EXCLUSIVE: The Human Rights Watch Film Festival recently announced it’s closing down, and the future of Hot Docs remains uncertain at best.
But there’s some hopeful news for the troubled film festival space: the return of the Margaret Mead Film Festival in New York.
The longest running nonfiction film festival in the U.S. reemerges May 9, after being dark since the pandemic.

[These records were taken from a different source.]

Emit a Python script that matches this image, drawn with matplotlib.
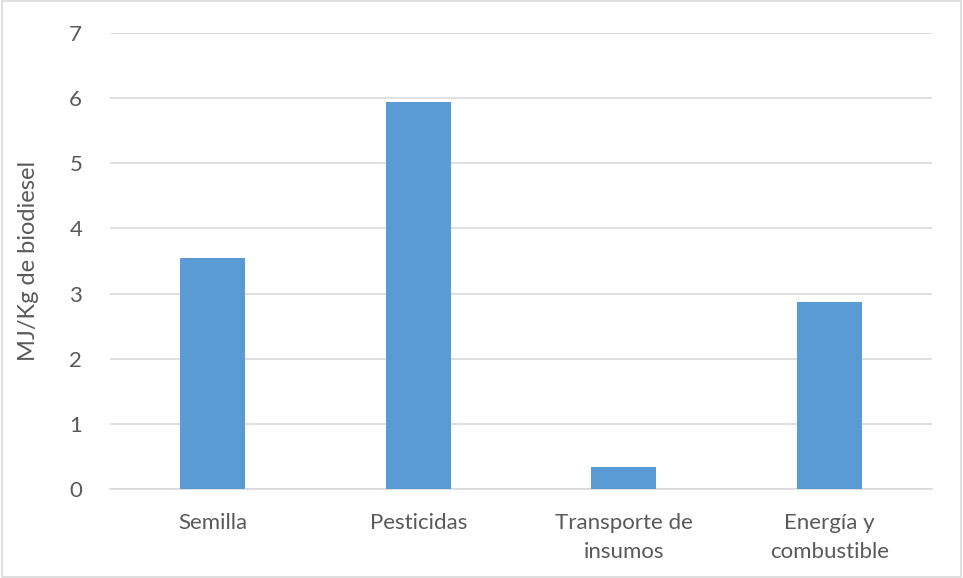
import matplotlib
matplotlib.use("Agg")
import matplotlib.pyplot as plt
import numpy as np

categorias = ['Semilla', 'Pesticidas', 'Transporte de\ninsumos', 'Energía y\ncombustible']
valores = [3.54, 5.94, 0.33, 2.87]
yticks = [0, 1, 2, 3, 4, 5, 6, 7]

plt.rcParams['font.family'] = ['Lato', 'DejaVu Sans']

fig = plt.figure(figsize=(9.63, 5.78), dpi=100)
ax = fig.add_axes([0.1142, 0.154, 0.8536, 0.789])

x = np.arange(len(categorias))
ax.bar(x, valores, width=0.316, color='#5B9BD5', zorder=3)

ax.set_xlim(-0.5, len(categorias) - 0.5)
ax.set_ylim(0, 7)
ax.set_yticks(yticks)
ax.set_xticks(x)
ax.set_xticklabels(categorias, fontsize=16, color='#595959', linespacing=1.6)
ax.tick_params(axis='y', labelsize=16, labelcolor='#595959', length=0, pad=20)
ax.tick_params(axis='x', length=0, pad=17)
ax.set_ylabel('MJ/Kg de biodiesel', fontsize=17, color='#595959', labelpad=22)

ax.grid(axis='y', color='#D9D9D9', linewidth=1.2, zorder=0)
for s in ['top', 'right', 'left']:
    ax.spines[s].set_visible(False)
ax.spines['bottom'].set_color('#D9D9D9')
ax.spines['bottom'].set_linewidth(1.2)

# marco exterior
fig.patches.append(plt.Rectangle((0.002, 0.002), 0.996, 0.996, transform=fig.transFigure,
                                 fill=False, edgecolor='#D9D9D9', linewidth=1.2))

fig.savefig('out.png', dpi=100)
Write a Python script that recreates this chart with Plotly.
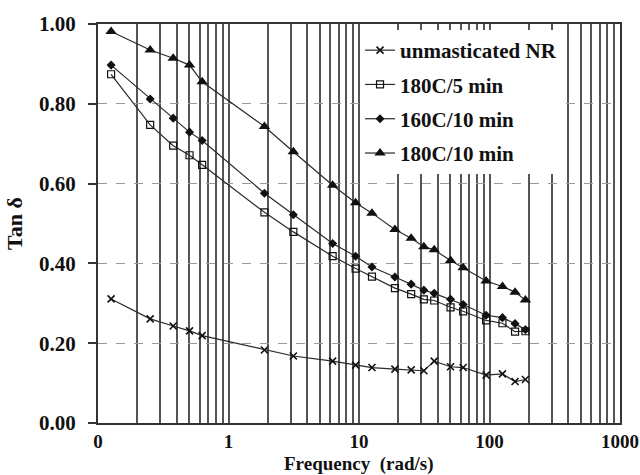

The four-day event will showcase documentary films from across the globe, as well as animation, panel discussions, and live performances, all from its home base at the American Museum of Natural History in New York. [Scroll for the full program] “Mead 2024 gives platform to new voices that inspire fresh conversations about our shared humanity,” noted Jacqueline Handy, director of public programs at the American Museum of Natural History, adding the festival has been “a vibrant part of the Museum landscape since 1977.” The festival kicks off on Thursday, May 9 with Soundtrack ‘63, “a live, music and multimedia retrospective of the Black experience in America.” The following evening will see the New York premiere of Sugarcane, the award-winning documentary that investigates the legacy of residential schools in British Columbia where Indigenous children were separated from their families and systematically deprived of their language and culture, coercing them to assimilate into white Canadian society.
Sugarcane directors Julian Brave NoiseCat and Emily Kassie, who won the U.S. Documentary directing award for their film at Sundance, will participate in a Q&A following the Margaret Mead premiere. (National Geographic, which acquired the film out of Sundance, will open the film in theaters later this year).